Friday, July 1, 2011

This Week in Bank Failures

Debit card transaction fees will be cut by more than half in October. The fees, deducted from the transaction amounts that banks pay to merchants for debit card purchases, will be limited to a maximum of 21 cents under the new rules announced by the Fed yesterday. Fees won’t decline much for the largest retailers, which have already negotiated favorable deals for themselves, but smaller retailers currently have to pay whatever the banks charge, and they don’t know the size of the fee in advance. Separately, a federal appeals court upheld the constitutionality of the provision, saying that Congress has the authority to regulate banking transaction fees.

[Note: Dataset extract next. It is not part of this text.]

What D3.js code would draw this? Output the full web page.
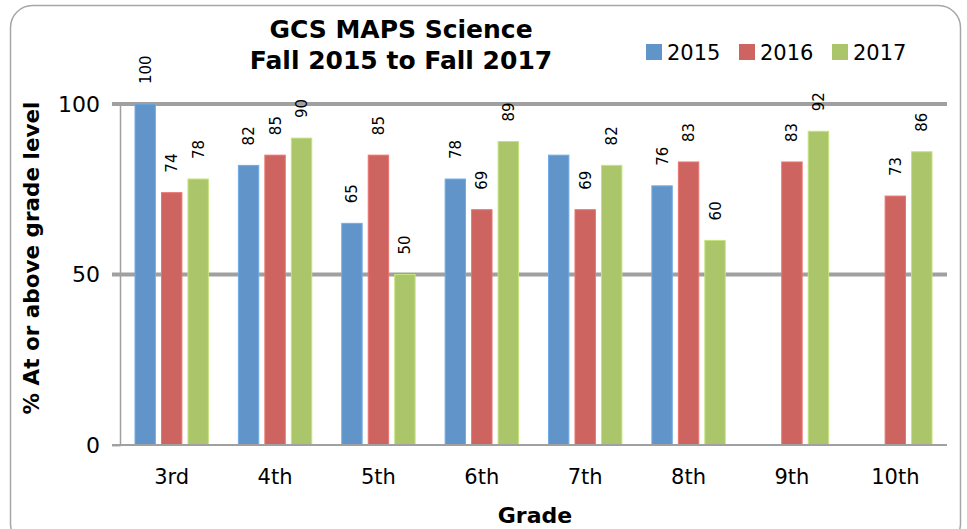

Taylor Bean & Whitaker CEO Lee Farkas was sentenced to 30 years in prison for orchestrating the $3 billion fraud that brought down his own company and Colonial Bank last year. The fraud began when Taylor Bean & Whitaker ran out of money in 2002 because of bad mortgage loans, but it was not discovered until Farkas helped to arrange a fraudulent TARP application for Colonial Bank.

Several settlements were announced this week over mortgage-backed securities that weren’t properly described when banks sold them to investors. Hundreds of these cases will be settled over the next three to five years, eventually costing banks in the United States and Europe more than $200 billion in total.

Last weekend there were actions on three credit unions. Borinquen Federal Credit Union of Philadelphia and O.U.R. Federal Credit Union of Eugene, Oregon, were placed into conservatorship. The two credit unions combined have 11,000 members. St. James A.M.E. Federal Credit Union of Newark, New Jersey, was liquidated and its member accounts transferred to North Jersey Federal Credit Union. It had 1,000 members.